Designed in California, Assembled in China
There is a now-famous story involving the release of the iPhone in 2007. The late Apple CEO Steve Jobs was carrying the prototype in his pocket about one month prior to its release, and discovered that his keys, also in his pocket, were scratching the plastic screen. Known as a stickler for design perfection, Jobs reportedly gathered his fellow executives in a room and told them (angrily), “I want a glass screen, and I want it perfect in six weeks.”1 This demand would have implications for a factory complex in China, called Foxconn, where iPhones are assembled. When the order trickled down to a Foxconn foreman, he woke up 8,000 workers in the middle of the night, gave them a biscuit and a cup of tea, and then started them on twelve-hour shifts fitting glass screens into the iPhone frames. Within four days, Foxconn workers were churning out ten thousand iPhones daily.
On its sleek packaging, Apple proudly proclaims that its products are “Designed by Apple in California,” a slogan that evokes beaches, sunshine, and Silicon Valley—where the best and brightest in American engineering ingenuity reside. The products also say, usually in a less visible location, “Assembled in China,” which suggests little, except that the components of the iPhone, iPad, iPod, or Apple computer were put together in a factory in the world’s most populous country.
It wasn’t until 2012 that most Apple customers learned that China’s Foxconn was the company where their devices are assembled. Investigative reports by the New York Times revealed a company with ongoing problems with labor conditions and worker safety, including fatal explosions and a spate of worker suicides.2 (Foxconn responded in part by erecting nets around its buildings to prevent fatal jumps.)
Foxconn (also known as Hon Hai Precision Industry Co., Ltd., with headquarters in Taiwan) is China’s largest and most prominent private employer with 1.2 million employees—more than any American company except Walmart. Foxconn assembles an incredible 40 percent of the world’s electronics, and earns more revenue than ten of its competitors combined.3 And Foxconn is not just Apple’s favorite place to outsource production; nearly every global electronics company is connected to the manufacturing giant: Amazon (Kindle), Microsoft (Xbox), Sony (PlayStation), Dell, Hewlett-Packard, IBM, Motorola, and Toshiba all feed their products to the vast Foxconn factory network.
Behind this manufacturing might is a network of factories now legendary for its enormity. Foxconn’s largest factory compound is in Shenzhen. Dubbed “Factory City,” it employs roughly 300,000 people—all squeezed into one square mile, many of whom live in the dormitories (dorms sleep seven to a room) on the Foxconn campus.4 Workers, many of whom come from rural areas in China, often start a shift at 4 A.M. and work until late at night, performing monotonous, routinized work—for example, filing the aluminum shavings from iPad casings six thousand times a day. Thousands of these full-time workers are under the age of eighteen.
Conditions at Foxconn might, in some ways, be better than the conditions in the poverty-stricken small villages from which most of its workers come.
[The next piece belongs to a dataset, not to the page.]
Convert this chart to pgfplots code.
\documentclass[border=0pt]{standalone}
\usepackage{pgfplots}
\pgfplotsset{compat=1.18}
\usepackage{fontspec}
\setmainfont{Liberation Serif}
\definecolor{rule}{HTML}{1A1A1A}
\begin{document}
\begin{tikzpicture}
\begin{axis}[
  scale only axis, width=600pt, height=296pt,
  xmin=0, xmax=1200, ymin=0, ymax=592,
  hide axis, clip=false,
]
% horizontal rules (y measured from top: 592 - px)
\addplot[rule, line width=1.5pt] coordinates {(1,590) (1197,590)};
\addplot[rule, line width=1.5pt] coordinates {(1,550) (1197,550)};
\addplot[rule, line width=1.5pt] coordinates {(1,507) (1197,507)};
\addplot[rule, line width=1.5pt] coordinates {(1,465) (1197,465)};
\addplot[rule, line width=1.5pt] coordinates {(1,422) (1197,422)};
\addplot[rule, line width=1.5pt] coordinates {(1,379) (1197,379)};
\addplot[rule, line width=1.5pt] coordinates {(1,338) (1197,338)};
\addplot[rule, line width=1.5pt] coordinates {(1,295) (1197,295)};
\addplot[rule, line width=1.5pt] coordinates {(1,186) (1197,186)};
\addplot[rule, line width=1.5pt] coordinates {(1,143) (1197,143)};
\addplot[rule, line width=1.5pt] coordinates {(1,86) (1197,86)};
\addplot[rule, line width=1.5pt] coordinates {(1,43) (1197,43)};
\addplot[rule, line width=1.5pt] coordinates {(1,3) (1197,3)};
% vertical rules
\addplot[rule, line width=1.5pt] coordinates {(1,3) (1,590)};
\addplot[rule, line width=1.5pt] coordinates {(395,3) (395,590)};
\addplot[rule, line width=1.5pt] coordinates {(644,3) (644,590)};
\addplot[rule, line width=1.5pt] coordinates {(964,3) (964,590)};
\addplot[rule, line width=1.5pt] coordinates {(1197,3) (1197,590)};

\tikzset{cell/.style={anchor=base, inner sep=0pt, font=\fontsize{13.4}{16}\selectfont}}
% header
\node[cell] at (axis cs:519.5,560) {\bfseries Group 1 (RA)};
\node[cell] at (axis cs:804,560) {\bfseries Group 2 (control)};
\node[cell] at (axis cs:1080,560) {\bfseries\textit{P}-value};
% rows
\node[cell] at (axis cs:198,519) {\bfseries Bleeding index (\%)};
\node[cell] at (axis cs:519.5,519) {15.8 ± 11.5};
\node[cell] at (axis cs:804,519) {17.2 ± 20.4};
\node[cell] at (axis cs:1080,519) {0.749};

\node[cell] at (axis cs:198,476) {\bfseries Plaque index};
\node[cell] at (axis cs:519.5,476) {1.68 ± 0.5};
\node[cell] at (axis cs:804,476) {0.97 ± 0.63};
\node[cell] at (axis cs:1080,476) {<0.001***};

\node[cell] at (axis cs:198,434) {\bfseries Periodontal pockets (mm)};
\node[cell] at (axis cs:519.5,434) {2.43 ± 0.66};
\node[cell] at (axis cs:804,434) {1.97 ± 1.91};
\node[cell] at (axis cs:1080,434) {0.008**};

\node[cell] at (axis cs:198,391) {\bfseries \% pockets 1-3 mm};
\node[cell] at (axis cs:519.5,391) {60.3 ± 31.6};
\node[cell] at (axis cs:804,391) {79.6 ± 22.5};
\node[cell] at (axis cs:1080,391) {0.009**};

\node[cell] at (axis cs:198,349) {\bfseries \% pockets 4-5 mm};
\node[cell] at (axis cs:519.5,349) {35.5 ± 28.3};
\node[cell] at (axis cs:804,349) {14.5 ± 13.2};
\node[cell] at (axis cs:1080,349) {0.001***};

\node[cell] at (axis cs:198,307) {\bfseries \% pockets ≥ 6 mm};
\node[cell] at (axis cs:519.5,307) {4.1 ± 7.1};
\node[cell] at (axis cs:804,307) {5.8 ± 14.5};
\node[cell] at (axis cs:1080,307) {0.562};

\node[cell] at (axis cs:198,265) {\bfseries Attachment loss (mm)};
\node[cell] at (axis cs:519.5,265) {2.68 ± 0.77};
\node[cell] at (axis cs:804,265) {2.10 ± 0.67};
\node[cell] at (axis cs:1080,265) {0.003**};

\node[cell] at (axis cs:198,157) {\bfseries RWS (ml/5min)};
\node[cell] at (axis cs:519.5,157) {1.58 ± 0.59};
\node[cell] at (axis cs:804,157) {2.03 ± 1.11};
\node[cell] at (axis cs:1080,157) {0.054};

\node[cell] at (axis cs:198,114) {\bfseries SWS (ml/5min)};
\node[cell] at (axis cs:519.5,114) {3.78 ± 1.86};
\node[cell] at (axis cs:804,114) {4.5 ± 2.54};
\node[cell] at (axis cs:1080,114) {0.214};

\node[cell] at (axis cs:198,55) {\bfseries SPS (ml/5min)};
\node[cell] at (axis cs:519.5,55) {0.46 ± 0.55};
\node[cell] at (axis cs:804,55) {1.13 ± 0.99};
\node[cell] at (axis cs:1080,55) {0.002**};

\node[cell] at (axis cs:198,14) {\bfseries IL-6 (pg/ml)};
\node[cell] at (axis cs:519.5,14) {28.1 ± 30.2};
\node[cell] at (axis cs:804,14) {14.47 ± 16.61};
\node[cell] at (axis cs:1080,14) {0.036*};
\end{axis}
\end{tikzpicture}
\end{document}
But the low pay, long hours, dangerous work conditions, and suicide nets are likely not what the young workers had hoped for when they left their families behind.
In light of the news reports about the problems at Foxconn, Apple joined the Fair Labor Association (FLA), an international nonprofit that monitors labor conditions. The FLA inspected factories and surveyed more than 35,000 Foxconn workers. Their 2012 study verified a range of serious issues. Workers regularly labored more than sixty hours per week, with some employees working more than seven days in a row. Other workers weren’t compensated for overtime. More than 43 percent of the workers reported they had witnessed or experienced an accident, and 64 percent of the employees surveyed said that the compensation does not meet their basic needs. In addition, the FLA found the labor union at Foxconn an unsatisfactory channel for addressing worker concerns, as representatives from the management dominated the union’s membership.5
Apple now boasts on its Web site that it is the first technology company to be admitted to the Fair Labor Association. But Apple might not have taken that step had it not been for the New York Times investigative reports and the intense public scrutiny that followed. What is the role of consumers in ensuring that Apple and other companies are ethical and transparent in the treatment of the workers who make our electronic devices?